500g Deboned Skinless Chicken Thighs (cubed)
1tbsp Salted Butter
2tbsp Tomato Paste (kunserva)
1tsp Extra Virgin Olive Oil
1 Onion (chopped)
2 -3 Garlic Cloves (chopped)
1 Celery Stalk (sliced)
2 Carrots (sliced)
1tsp Dry Thyme
2 Bayleaves
500g Tomato Sauce (passata)
2 Stock Pots Chicken
30g Frozen Garden Peas
1pkt Gran Pure (Mashed Potato)
Salt & Pepper (to taste)

Instructions

1

Prepare the ingredients

Cube the chicken if not already done. Season lightly with salt and pepper. Chop all vegetables and set aside.

2

Brown the chicken

Heat olive oil and butter in a large pan over medium-high heat. Add the chicken pieces and cook for 5–7 minutes, turning occasionally, until lightly golden on all sides.
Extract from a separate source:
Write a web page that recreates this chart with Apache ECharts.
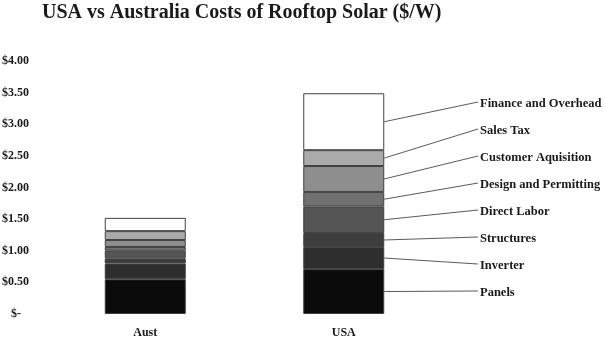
<!DOCTYPE html>
<html>
<head>
<meta charset="utf-8">
<script src="https://cdn.jsdelivr.net/npm/echarts@6/dist/echarts.min.js"></script>
<style>
  html, body { margin: 0; padding: 0; background: #ffffff; }
  #chart { width: 605px; height: 338px; }
</style>
</head>
<body>
<div id="chart"></div>
<script>
// Cost components, bottom of the stack first ($/W)
const categories = ['Aust', 'USA'];
const components = ['Panels', 'Inverter', 'Structures', 'Direct Labor',
  'Design and Permitting', 'Customer Aquisition', 'Sales Tax', 'Finance and Overhead'];
const austCosts = [0.55, 0.25, 0.08, 0.12, 0.06, 0.11, 0.14, 0.21];
const usaCosts  = [0.71, 0.35, 0.22, 0.42, 0.23, 0.41, 0.25, 0.90];
const yTicks = [0, 0.5, 1, 1.5, 2, 2.5, 3, 3.5, 4];

const shades = ['#0b0b0b', '#2e2e2e', '#3d3d3d', '#555555',
  '#707070', '#8e8e8e', '#aaaaaa', '#ffffff'];
const serif = '"Liberation Serif", "Times New Roman", serif';
const BAR_W = 81;

// midpoint of each USA segment, where its leader line starts
const usaMids = [];
let acc = 0;
usaCosts.forEach(v => { usaMids.push(acc + v / 2); acc += v; });

const barSeries = components.map((name, i) => ({
  name: name,
  type: 'bar',
  stack: 'cost',
  barWidth: BAR_W,
  data: [austCosts[i], usaCosts[i]],
  itemStyle: { color: shades[i], borderColor: '#404040', borderWidth: 1 },
  emphasis: { disabled: true },
  animation: false
}));

// leader lines and names to the right of the USA column
const calloutSeries = {
  type: 'custom',
  clip: false,
  silent: true,
  animation: false,
  data: usaMids.map(m => [1, m]),
  renderItem: function (params, api) {
    const i = params.dataIndex;
    const p = api.coord([api.value(0), api.value(1)]);
    const x0 = p[0] + BAR_W / 2;
    const labelX = 480;
    const labelY = 104 + (components.length - 1 - i) * 27;
    return {
      type: 'group',
      children: [
        {
          type: 'line',
          shape: { x1: x0, y1: p[1], x2: labelX - 2, y2: labelY - 2 },
          style: { stroke: '#5a5a5a', lineWidth: 1 }
        },
        {
          type: 'text',
          x: labelX,
          y: labelY,
          style: {
            text: components[i],
            fill: '#1a1a1a',
            font: 'bold 12.5px ' + serif,
            verticalAlign: 'middle',
            align: 'left'
          }
        }
      ]
    };
  }
};

const chart = echarts.init(document.getElementById('chart'), null, { renderer: 'canvas' });
chart.setOption({
  backgroundColor: '#ffffff',
  animation: false,
  title: {
    text: 'USA vs Australia Costs of Rooftop Solar ($/W)',
    left: 37,
    top: -2,
    textStyle: { fontFamily: serif, fontWeight: 'bold', fontSize: 20, color: '#1a1a1a' }
  },
  grid: { left: 46, right: 162, top: 61, bottom: 24, containLabel: false, outerBoundsMode: 'none' },
  xAxis: {
    type: 'category',
    data: categories,
    axisLine: { show: false },
    axisTick: { show: false },
    axisLabel: { fontFamily: serif, fontWeight: 'bold', fontSize: 12, color: '#1a1a1a', margin: 13 }
  },
  yAxis: {
    type: 'value',
    min: yTicks[0],
    max: yTicks[yTicks.length - 1],
    interval: yTicks[1] - yTicks[0],
    splitLine: { show: false },
    axisLine: { show: false },
    axisTick: { show: false },
    axisLabel: {
      fontFamily: serif, fontWeight: 'bold', fontSize: 12, color: '#1a1a1a', margin: 17,
      formatter: v => v === 0 ? '{z|$-}' : '$' + v.toFixed(2),
      rich: { z: { fontFamily: serif, fontWeight: 'bold', fontSize: 12, color: '#1a1a1a', padding: [0, 8, 0, 0] } }
    }
  },
  series: barSeries.concat([calloutSeries])
});
</script>
</body>
</html>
Remove from the pan and set aside.

3

Sauté the vegetables

In the same pan, add the chopped onion and cook for 3–4 minutes until soft. Add garlic, celery, and carrots, and cook for another 5 minutes until slightly softened.

4

Add the tomato base

Stir in the tomato paste and cook for 1–2 minutes to deepen the flavor. Add a splash of water (or stock if available) to loosen the mixture slightly.

5

Combine and simmer

Return the chicken to the pan and mix well with the vegetables and sauce. Cover and let it simmer on low heat for 15–20 minutes, stirring occasionally, until: The chicken is fully cooked The vegetables are tender The sauce has slightly thickened

6

Final seasoning

Taste and adjust salt and pepper as needed.

7

Serve

Serve hot with rice, pasta, or crusty bread.